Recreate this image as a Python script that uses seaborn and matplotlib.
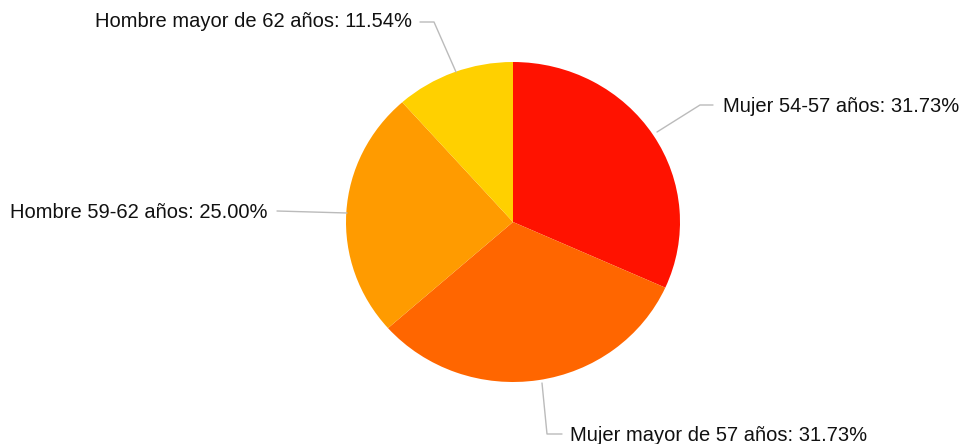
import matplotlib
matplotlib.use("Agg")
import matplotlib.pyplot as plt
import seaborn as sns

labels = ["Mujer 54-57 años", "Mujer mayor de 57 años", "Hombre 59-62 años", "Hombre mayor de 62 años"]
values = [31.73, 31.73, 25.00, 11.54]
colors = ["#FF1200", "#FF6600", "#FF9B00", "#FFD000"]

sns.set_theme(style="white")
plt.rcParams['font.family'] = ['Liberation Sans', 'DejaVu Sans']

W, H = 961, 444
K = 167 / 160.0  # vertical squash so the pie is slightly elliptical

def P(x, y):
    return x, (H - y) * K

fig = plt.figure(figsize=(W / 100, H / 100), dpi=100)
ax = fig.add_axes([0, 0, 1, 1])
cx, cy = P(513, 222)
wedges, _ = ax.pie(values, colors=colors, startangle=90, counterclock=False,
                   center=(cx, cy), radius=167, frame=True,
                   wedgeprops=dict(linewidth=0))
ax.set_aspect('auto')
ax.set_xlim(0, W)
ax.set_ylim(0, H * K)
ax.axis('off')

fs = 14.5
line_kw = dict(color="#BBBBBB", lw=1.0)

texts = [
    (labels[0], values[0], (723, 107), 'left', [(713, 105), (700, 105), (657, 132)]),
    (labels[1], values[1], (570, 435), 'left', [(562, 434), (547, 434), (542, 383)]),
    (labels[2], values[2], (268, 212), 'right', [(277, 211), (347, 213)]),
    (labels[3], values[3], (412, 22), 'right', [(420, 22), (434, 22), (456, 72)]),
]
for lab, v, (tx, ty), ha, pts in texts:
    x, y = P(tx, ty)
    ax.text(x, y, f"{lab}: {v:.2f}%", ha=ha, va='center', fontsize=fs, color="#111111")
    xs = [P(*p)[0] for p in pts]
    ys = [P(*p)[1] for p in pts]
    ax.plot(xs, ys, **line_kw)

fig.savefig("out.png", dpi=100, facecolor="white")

-=-=-

§ WORK INSTRUCTIONS: Working from the material above, transcribe it exactly while omitting pictures.

§ SOLUTION:
Recreate this image as a Python script that uses seaborn and matplotlib.
import matplotlib
matplotlib.use("Agg")
import matplotlib.pyplot as plt
import seaborn as sns

labels = ["Mujer 54-57 años", "Mujer mayor de 57 años", "Hombre 59-62 años", "Hombre mayor de 62 años"]
values = [31.73, 31.73, 25.00, 11.54]
colors = ["#FF1200", "#FF6600", "#FF9B00", "#FFD000"]

sns.set_theme(style="white")
plt.rcParams['font.family'] = ['Liberation Sans', 'DejaVu Sans']

W, H = 961, 444
K = 167 / 160.0  # vertical squash so the pie is slightly elliptical

def P(x, y):
    return x, (H - y) * K

fig = plt.figure(figsize=(W / 100, H / 100), dpi=100)
ax = fig.add_axes([0, 0, 1, 1])
cx, cy = P(513, 222)
wedges, _ = ax.pie(values, colors=colors, startangle=90, counterclock=False,
                   center=(cx, cy), radius=167, frame=True,
                   wedgeprops=dict(linewidth=0))
ax.set_aspect('auto')
ax.set_xlim(0, W)
ax.set_ylim(0, H * K)
ax.axis('off')

fs = 14.5
line_kw = dict(color="#BBBBBB", lw=1.0)

texts = [
    (labels[0], values[0], (723, 107), 'left', [(713, 105), (700, 105), (657, 132)]),
    (labels[1], values[1], (570, 435), 'left', [(562, 434), (547, 434), (542, 383)]),
    (labels[2], values[2], (268, 212), 'right', [(277, 211), (347, 213)]),
    (labels[3], values[3], (412, 22), 'right', [(420, 22), (434, 22), (456, 72)]),
]
for lab, v, (tx, ty), ha, pts in texts:
    x, y = P(tx, ty)
    ax.text(x, y, f"{lab}: {v:.2f}%", ha=ha, va='center', fontsize=fs, color="#111111")
    xs = [P(*p)[0] for p in pts]
    ys = [P(*p)[1] for p in pts]
    ax.plot(xs, ys, **line_kw)

fig.savefig("out.png", dpi=100, facecolor="white")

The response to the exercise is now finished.